Tata Motors' platform-based vehicle strategy represents a deliberate and phased shift from an organisationally fragmented product development model towards a consolidated, modular, and powertrain-agnostic architecture system. Beginning with the dual-platform commitment of 2018 — ALFA ARC for compact vehicles and OMEGA ARC for larger SUVs — the company progressively validated platform sharing through the Altroz, Punch, Harrier, and Safari, before extending the logic into pure-EV architectures with acti.ev and the JLR EMA licensing arrangement. The EV dimension added both complexity and opportunity. Tata developed its own acti.ev pure-EV architecture for mass-market products, while leveraging an intra-group licensing arrangement with JLR to access the globally developed EMA platform for its premium Avinya brand. The latter decision — choosing to license rather than build — underscores how platform strategy in the automotive sector increasingly involves architecture-level make-or-buy decisions, not just component-level ones. As of mid-2025, platform consolidation is ongoing. Shailesh Chandra's publicly stated goal of converging from six platforms to two or three by FY30 signals that the company treats this as a multi-year transformation, not a completed programme. The strategic, operational, and technological dimensions of this journey offer rich terrain for analytical inquiry.


MBA Discussion Questions

Question 1. In 2018, Tata Motors committed to developing 10–12 products on just two platforms. Evaluate the strategic trade-offs of committing to a small number of platforms early in a product-portfolio transformation. Under what conditions would a narrower platform count create lock-in risk rather than competitive advantage?

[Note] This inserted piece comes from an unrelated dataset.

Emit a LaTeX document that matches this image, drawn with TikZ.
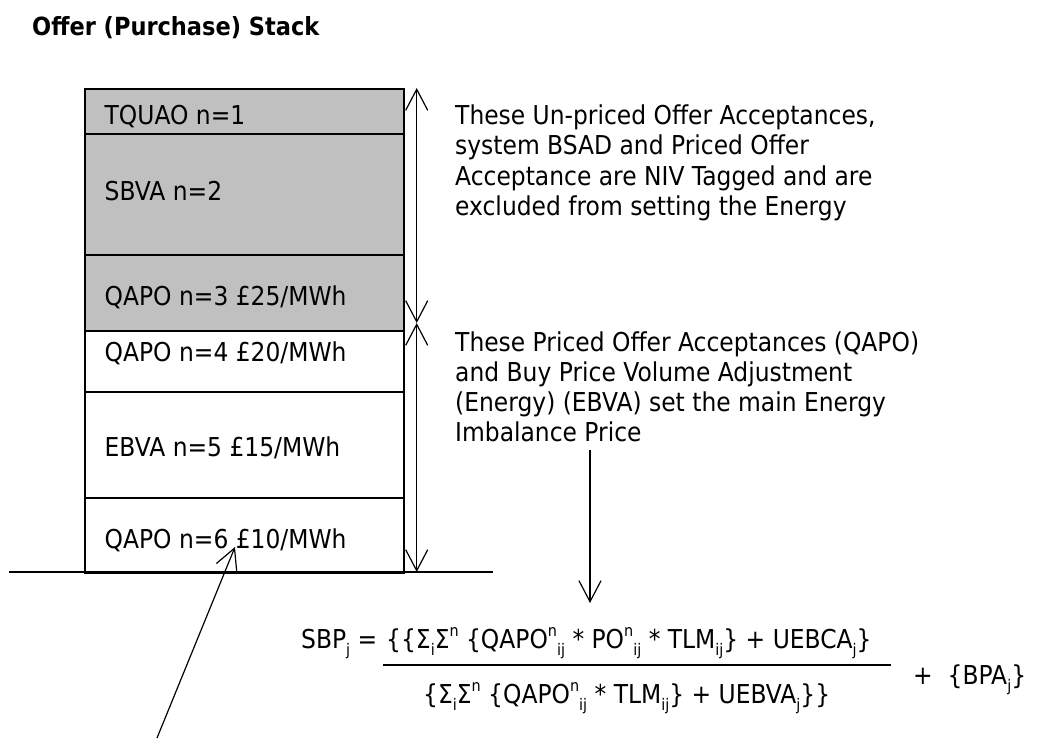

Question 2. Tata Motors chose to license the D8 architecture from JLR for the Harrier and later the EMA platform for the Avinya series — both from subsidiaries within the same conglomerate. How does intra-group platform licensing differ from external platform partnerships in terms of governance, pricing, and technology alignment risk? What are the strategic advantages and pitfalls of this model?